Exercise aim: Reproduce every line of the listing as written, apart from the pictures.

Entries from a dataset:
----
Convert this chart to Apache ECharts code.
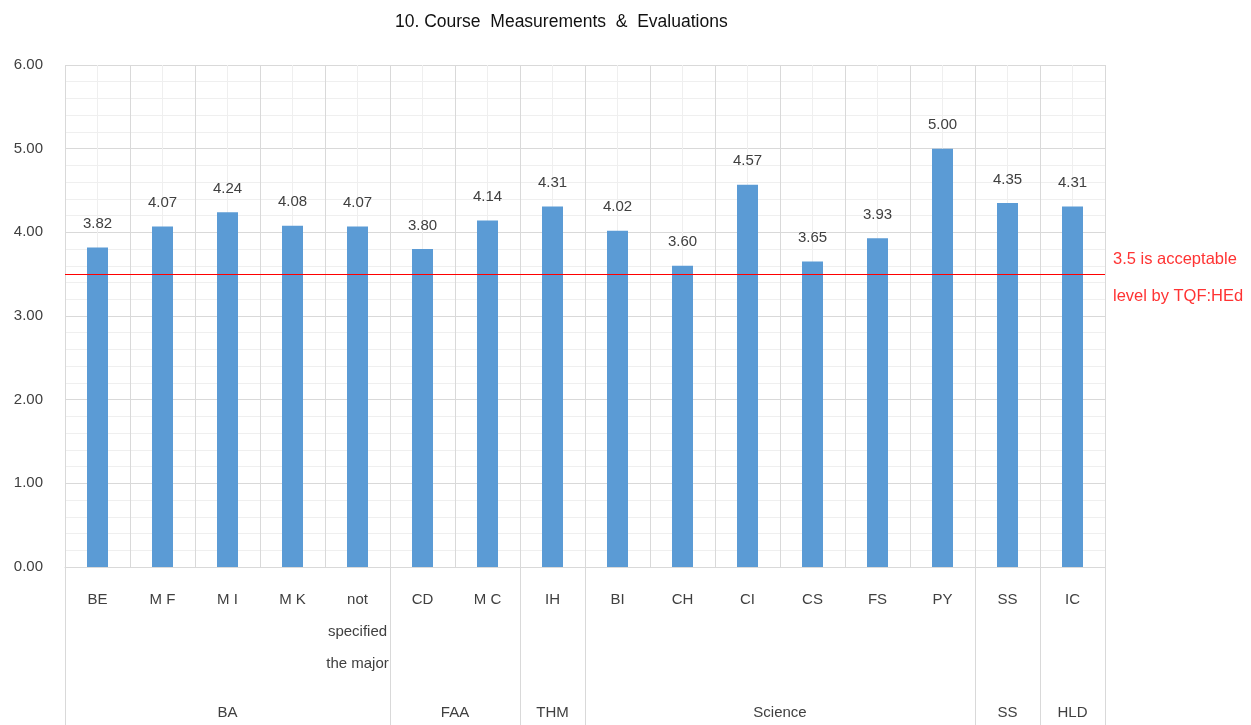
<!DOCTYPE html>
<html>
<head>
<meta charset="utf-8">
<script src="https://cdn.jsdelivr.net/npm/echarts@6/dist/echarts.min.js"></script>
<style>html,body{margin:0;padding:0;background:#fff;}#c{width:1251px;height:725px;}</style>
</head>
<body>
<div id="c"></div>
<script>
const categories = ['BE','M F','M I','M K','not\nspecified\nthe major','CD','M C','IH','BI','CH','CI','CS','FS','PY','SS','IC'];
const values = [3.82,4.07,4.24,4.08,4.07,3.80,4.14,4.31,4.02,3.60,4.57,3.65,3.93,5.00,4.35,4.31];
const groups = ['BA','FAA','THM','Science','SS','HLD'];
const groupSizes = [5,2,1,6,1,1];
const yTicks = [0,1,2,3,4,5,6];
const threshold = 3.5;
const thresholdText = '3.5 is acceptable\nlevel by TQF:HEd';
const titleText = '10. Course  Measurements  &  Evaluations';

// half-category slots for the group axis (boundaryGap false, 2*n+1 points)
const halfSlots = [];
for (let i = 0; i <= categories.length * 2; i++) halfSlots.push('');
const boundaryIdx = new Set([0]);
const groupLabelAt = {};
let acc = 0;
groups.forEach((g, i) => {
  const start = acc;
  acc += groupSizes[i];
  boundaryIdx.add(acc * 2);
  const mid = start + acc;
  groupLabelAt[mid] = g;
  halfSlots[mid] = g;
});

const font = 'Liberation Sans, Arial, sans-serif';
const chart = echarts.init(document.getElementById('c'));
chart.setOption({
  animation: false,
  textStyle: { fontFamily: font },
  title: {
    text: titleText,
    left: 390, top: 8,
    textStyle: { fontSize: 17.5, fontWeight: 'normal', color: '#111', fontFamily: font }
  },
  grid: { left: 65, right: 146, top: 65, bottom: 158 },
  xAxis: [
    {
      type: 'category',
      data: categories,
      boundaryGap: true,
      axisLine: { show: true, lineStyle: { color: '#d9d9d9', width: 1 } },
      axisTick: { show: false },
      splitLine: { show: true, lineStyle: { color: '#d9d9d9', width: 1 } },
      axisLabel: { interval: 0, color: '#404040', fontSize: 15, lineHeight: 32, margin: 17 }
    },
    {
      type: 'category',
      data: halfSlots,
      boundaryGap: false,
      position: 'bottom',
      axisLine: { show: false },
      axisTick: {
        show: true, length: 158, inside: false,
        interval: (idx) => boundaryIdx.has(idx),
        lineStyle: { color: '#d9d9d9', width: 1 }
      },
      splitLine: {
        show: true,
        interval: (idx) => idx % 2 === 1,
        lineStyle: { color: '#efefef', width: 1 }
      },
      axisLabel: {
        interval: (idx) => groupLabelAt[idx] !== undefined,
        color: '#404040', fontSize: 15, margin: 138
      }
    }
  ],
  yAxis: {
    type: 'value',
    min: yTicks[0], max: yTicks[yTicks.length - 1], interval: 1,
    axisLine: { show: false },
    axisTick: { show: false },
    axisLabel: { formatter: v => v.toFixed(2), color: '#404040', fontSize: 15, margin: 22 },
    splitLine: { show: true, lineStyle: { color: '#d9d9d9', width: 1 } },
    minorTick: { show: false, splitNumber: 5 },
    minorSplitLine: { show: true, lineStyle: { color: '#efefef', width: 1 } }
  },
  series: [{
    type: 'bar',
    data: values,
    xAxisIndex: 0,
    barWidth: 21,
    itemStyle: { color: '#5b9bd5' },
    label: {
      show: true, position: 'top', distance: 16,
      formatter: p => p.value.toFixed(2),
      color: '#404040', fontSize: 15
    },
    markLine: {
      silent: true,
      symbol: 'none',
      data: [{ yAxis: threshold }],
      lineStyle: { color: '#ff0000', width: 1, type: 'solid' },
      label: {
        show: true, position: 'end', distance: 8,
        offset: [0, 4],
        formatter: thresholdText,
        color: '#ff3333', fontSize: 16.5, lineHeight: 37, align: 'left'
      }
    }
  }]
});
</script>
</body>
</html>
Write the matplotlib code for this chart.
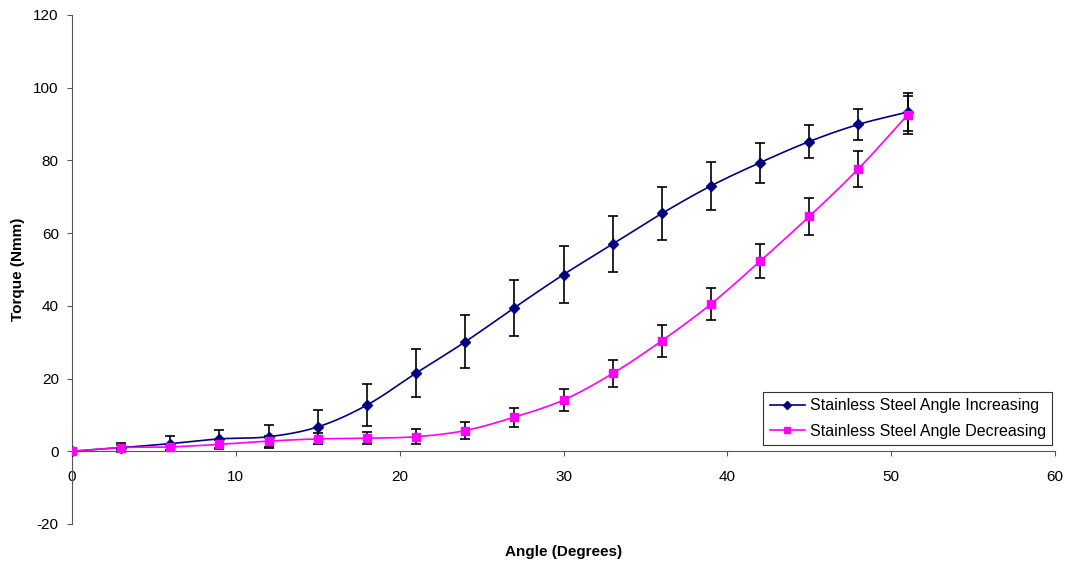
----
Answer:
Convert this chart to Apache ECharts code.
<!DOCTYPE html>
<html>
<head>
<meta charset="utf-8">
<script src="https://cdn.jsdelivr.net/npm/echarts@6/dist/echarts.min.js"></script>
<style>html,body{margin:0;padding:0;background:#fff;}#c{width:1251px;height:725px;}</style>
</head>
<body>
<div id="c"></div>
<script>
const categories = ['BE','M F','M I','M K','not\nspecified\nthe major','CD','M C','IH','BI','CH','CI','CS','FS','PY','SS','IC'];
const values = [3.82,4.07,4.24,4.08,4.07,3.80,4.14,4.31,4.02,3.60,4.57,3.65,3.93,5.00,4.35,4.31];
const groups = ['BA','FAA','THM','Science','SS','HLD'];
const groupSizes = [5,2,1,6,1,1];
const yTicks = [0,1,2,3,4,5,6];
const threshold = 3.5;
const thresholdText = '3.5 is acceptable\nlevel by TQF:HEd';
const titleText = '10. Course  Measurements  &  Evaluations';

// half-category slots for the group axis (boundaryGap false, 2*n+1 points)
const halfSlots = [];
for (let i = 0; i <= categories.length * 2; i++) halfSlots.push('');
const boundaryIdx = new Set([0]);
const groupLabelAt = {};
let acc = 0;
groups.forEach((g, i) => {
  const start = acc;
  acc += groupSizes[i];
  boundaryIdx.add(acc * 2);
  const mid = start + acc;
  groupLabelAt[mid] = g;
  halfSlots[mid] = g;
});

const font = 'Liberation Sans, Arial, sans-serif';
const chart = echarts.init(document.getElementById('c'));
chart.setOption({
  animation: false,
  textStyle: { fontFamily: font },
  title: {
    text: titleText,
    left: 390, top: 8,
    textStyle: { fontSize: 17.5, fontWeight: 'normal', color: '#111', fontFamily: font }
  },
  grid: { left: 65, right: 146, top: 65, bottom: 158 },
  xAxis: [
    {
      type: 'category',
      data: categories,
      boundaryGap: true,
      axisLine: { show: true, lineStyle: { color: '#d9d9d9', width: 1 } },
      axisTick: { show: false },
      splitLine: { show: true, lineStyle: { color: '#d9d9d9', width: 1 } },
      axisLabel: { interval: 0, color: '#404040', fontSize: 15, lineHeight: 32, margin: 17 }
    },
    {
      type: 'category',
      data: halfSlots,
      boundaryGap: false,
      position: 'bottom',
      axisLine: { show: false },
      axisTick: {
        show: true, length: 158, inside: false,
        interval: (idx) => boundaryIdx.has(idx),
        lineStyle: { color: '#d9d9d9', width: 1 }
      },
      splitLine: {
        show: true,
        interval: (idx) => idx % 2 === 1,
        lineStyle: { color: '#efefef', width: 1 }
      },
      axisLabel: {
        interval: (idx) => groupLabelAt[idx] !== undefined,
        color: '#404040', fontSize: 15, margin: 138
      }
    }
  ],
  yAxis: {
    type: 'value',
    min: yTicks[0], max: yTicks[yTicks.length - 1], interval: 1,
    axisLine: { show: false },
    axisTick: { show: false },
    axisLabel: { formatter: v => v.toFixed(2), color: '#404040', fontSize: 15, margin: 22 },
    splitLine: { show: true, lineStyle: { color: '#d9d9d9', width: 1 } },
    minorTick: { show: false, splitNumber: 5 },
    minorSplitLine: { show: true, lineStyle: { color: '#efefef', width: 1 } }
  },
  series: [{
    type: 'bar',
    data: values,
    xAxisIndex: 0,
    barWidth: 21,
    itemStyle: { color: '#5b9bd5' },
    label: {
      show: true, position: 'top', distance: 16,
      formatter: p => p.value.toFixed(2),
      color: '#404040', fontSize: 15
    },
    markLine: {
      silent: true,
      symbol: 'none',
      data: [{ yAxis: threshold }],
      lineStyle: { color: '#ff0000', width: 1, type: 'solid' },
      label: {
        show: true, position: 'end', distance: 8,
        offset: [0, 4],
        formatter: thresholdText,
        color: '#ff3333', fontSize: 16.5, lineHeight: 37, align: 'left'
      }
    }
  }]
});
</script>
</body>
</html>
Write the matplotlib code for this chart.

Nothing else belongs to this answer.